>>>>>
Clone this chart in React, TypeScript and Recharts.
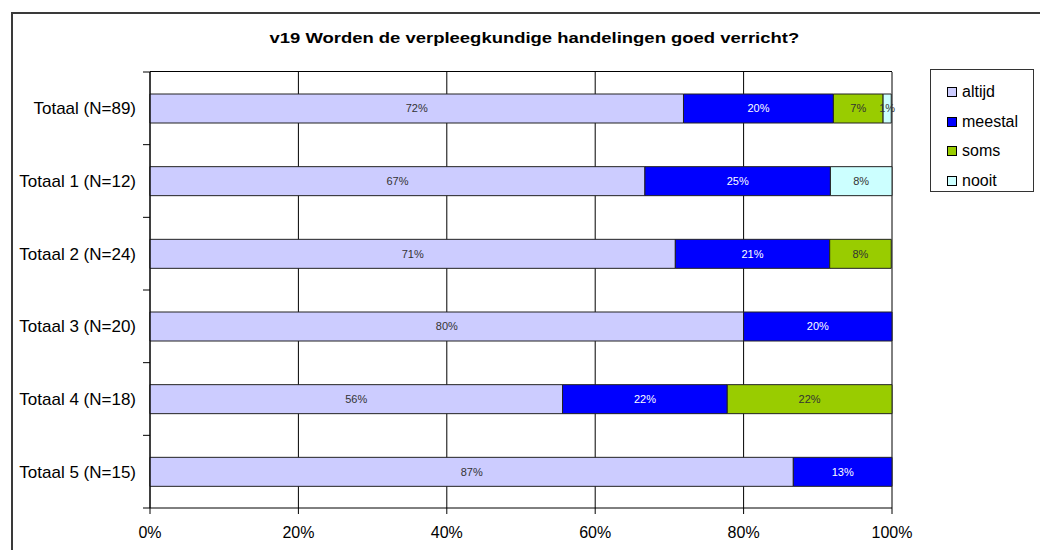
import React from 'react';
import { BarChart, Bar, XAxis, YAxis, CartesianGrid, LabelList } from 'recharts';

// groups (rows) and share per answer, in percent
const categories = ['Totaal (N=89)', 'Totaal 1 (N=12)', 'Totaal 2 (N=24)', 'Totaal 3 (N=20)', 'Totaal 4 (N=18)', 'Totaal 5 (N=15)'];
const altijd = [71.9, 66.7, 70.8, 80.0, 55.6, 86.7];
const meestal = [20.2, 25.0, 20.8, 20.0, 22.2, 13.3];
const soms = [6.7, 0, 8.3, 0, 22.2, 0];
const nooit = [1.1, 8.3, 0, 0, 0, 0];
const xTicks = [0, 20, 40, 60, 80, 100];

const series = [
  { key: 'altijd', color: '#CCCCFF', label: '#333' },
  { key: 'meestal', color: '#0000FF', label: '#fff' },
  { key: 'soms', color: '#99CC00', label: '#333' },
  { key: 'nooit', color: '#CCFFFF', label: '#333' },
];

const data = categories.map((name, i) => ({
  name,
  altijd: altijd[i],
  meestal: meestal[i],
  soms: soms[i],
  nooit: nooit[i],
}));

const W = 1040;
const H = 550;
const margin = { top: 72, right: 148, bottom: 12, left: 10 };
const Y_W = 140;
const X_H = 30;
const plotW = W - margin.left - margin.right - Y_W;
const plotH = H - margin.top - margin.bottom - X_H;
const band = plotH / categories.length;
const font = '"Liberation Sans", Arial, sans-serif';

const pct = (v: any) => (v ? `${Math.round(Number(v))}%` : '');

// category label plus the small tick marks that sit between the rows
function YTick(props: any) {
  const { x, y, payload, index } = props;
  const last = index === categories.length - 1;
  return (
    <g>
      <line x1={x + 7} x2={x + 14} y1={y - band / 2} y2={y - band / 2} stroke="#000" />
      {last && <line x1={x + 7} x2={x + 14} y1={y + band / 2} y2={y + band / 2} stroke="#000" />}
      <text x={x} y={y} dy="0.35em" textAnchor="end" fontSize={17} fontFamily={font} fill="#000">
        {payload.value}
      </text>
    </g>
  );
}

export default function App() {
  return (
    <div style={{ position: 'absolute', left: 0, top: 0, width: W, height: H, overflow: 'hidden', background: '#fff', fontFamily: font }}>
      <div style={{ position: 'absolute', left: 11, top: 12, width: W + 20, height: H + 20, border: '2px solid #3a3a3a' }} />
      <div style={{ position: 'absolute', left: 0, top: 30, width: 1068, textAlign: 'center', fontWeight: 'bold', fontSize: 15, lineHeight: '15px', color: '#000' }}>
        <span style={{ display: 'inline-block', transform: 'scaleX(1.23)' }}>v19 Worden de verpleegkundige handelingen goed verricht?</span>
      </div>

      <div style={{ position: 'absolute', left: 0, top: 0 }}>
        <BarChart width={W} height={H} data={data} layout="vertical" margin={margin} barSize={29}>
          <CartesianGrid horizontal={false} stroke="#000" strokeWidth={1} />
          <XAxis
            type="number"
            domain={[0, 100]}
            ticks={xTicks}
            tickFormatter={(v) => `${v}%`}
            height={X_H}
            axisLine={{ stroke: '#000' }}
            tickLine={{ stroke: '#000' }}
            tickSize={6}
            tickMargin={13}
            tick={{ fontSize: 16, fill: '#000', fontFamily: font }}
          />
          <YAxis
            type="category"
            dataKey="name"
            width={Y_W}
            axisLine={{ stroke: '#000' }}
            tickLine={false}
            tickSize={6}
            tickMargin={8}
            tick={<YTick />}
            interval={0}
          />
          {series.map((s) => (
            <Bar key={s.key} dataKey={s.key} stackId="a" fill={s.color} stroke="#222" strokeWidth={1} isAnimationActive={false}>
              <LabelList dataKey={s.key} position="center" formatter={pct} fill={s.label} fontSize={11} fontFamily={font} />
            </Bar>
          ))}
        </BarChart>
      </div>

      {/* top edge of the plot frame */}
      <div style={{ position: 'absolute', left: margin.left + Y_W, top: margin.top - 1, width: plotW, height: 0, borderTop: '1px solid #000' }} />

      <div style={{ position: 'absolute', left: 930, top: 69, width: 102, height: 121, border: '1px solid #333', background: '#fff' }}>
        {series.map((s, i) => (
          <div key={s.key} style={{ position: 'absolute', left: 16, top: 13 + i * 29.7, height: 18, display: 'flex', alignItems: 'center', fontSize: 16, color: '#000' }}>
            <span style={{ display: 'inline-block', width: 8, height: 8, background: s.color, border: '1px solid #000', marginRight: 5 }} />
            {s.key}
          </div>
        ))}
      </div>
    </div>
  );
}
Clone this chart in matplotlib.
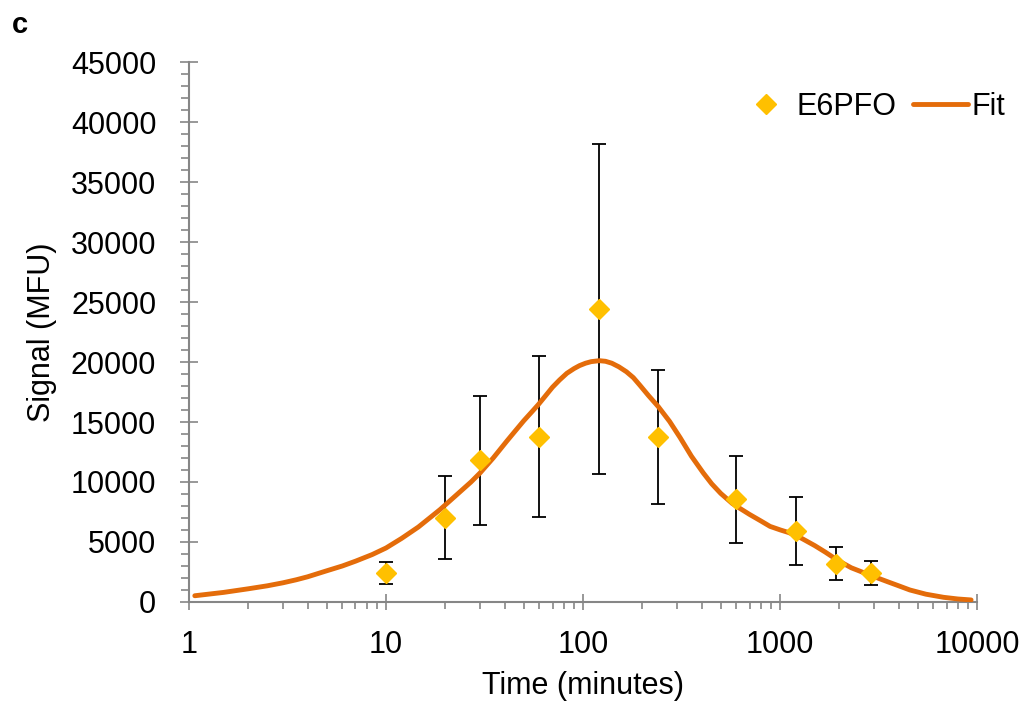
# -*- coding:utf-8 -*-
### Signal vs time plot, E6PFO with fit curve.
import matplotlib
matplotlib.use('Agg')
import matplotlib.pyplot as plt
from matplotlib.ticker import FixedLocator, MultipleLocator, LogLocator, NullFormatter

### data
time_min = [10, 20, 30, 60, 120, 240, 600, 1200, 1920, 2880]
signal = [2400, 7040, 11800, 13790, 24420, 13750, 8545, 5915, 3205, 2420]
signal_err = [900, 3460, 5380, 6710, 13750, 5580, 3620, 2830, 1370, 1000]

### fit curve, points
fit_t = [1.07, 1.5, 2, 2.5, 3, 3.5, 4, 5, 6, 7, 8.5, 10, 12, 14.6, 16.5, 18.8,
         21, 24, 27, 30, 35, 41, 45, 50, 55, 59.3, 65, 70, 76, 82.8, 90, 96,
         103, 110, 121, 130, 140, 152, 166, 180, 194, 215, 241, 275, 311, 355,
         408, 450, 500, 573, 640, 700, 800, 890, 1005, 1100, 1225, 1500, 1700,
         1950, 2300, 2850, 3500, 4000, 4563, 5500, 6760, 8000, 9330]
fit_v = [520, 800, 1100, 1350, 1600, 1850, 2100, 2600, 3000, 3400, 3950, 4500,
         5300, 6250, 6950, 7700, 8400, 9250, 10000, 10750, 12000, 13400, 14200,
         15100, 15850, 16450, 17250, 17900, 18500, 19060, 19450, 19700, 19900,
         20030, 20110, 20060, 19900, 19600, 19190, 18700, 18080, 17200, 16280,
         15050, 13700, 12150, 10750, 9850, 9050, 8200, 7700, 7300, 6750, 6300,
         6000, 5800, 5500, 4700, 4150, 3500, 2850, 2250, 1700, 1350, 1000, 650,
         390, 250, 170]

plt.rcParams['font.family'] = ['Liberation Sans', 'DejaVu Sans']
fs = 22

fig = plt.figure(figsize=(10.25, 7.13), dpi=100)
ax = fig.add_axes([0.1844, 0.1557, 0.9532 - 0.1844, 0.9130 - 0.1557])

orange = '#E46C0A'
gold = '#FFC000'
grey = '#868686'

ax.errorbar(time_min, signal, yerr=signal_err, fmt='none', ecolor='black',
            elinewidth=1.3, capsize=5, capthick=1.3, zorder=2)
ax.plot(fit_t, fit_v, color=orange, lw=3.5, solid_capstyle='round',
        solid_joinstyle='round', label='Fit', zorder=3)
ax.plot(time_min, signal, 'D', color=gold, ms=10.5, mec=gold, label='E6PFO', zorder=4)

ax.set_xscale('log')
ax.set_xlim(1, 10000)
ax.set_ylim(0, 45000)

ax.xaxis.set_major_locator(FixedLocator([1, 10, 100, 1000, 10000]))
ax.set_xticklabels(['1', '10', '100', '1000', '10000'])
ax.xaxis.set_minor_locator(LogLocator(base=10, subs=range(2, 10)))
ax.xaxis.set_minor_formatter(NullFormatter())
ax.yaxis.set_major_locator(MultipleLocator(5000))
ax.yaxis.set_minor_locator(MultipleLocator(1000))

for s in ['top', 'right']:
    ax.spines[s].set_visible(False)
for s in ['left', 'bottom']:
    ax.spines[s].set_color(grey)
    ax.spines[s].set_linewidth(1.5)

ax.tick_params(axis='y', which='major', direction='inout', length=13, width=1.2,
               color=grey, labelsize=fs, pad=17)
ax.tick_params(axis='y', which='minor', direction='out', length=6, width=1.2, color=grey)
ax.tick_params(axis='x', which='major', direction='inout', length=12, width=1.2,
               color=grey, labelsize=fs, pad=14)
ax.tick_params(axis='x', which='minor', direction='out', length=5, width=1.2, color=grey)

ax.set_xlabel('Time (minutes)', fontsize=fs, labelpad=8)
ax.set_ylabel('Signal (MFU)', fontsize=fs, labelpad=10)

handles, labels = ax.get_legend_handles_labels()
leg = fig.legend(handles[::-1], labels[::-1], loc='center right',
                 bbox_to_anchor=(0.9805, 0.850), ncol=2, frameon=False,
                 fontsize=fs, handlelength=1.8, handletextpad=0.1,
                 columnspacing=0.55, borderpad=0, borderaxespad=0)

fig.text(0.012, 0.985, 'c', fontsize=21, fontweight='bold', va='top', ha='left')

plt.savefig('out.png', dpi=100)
<<<<<
* **TASK GOAL**: The required output is the exact run of lines from the start of the records through the line containing "const xTicks = [0, 20, 40, 60, 80, 100];", both ends included, with no pictures.

* **SOLUTION TO THE EXERCISE**:
Clone this chart in React, TypeScript and Recharts.
import React from 'react';
import { BarChart, Bar, XAxis, YAxis, CartesianGrid, LabelList } from 'recharts';

// groups (rows) and share per answer, in percent
const categories = ['Totaal (N=89)', 'Totaal 1 (N=12)', 'Totaal 2 (N=24)', 'Totaal 3 (N=20)', 'Totaal 4 (N=18)', 'Totaal 5 (N=15)'];
const altijd = [71.9, 66.7, 70.8, 80.0, 55.6, 86.7];
const meestal = [20.2, 25.0, 20.8, 20.0, 22.2, 13.3];
const soms = [6.7, 0, 8.3, 0, 22.2, 0];
const nooit = [1.1, 8.3, 0, 0, 0, 0];
const xTicks = [0, 20, 40, 60, 80, 100];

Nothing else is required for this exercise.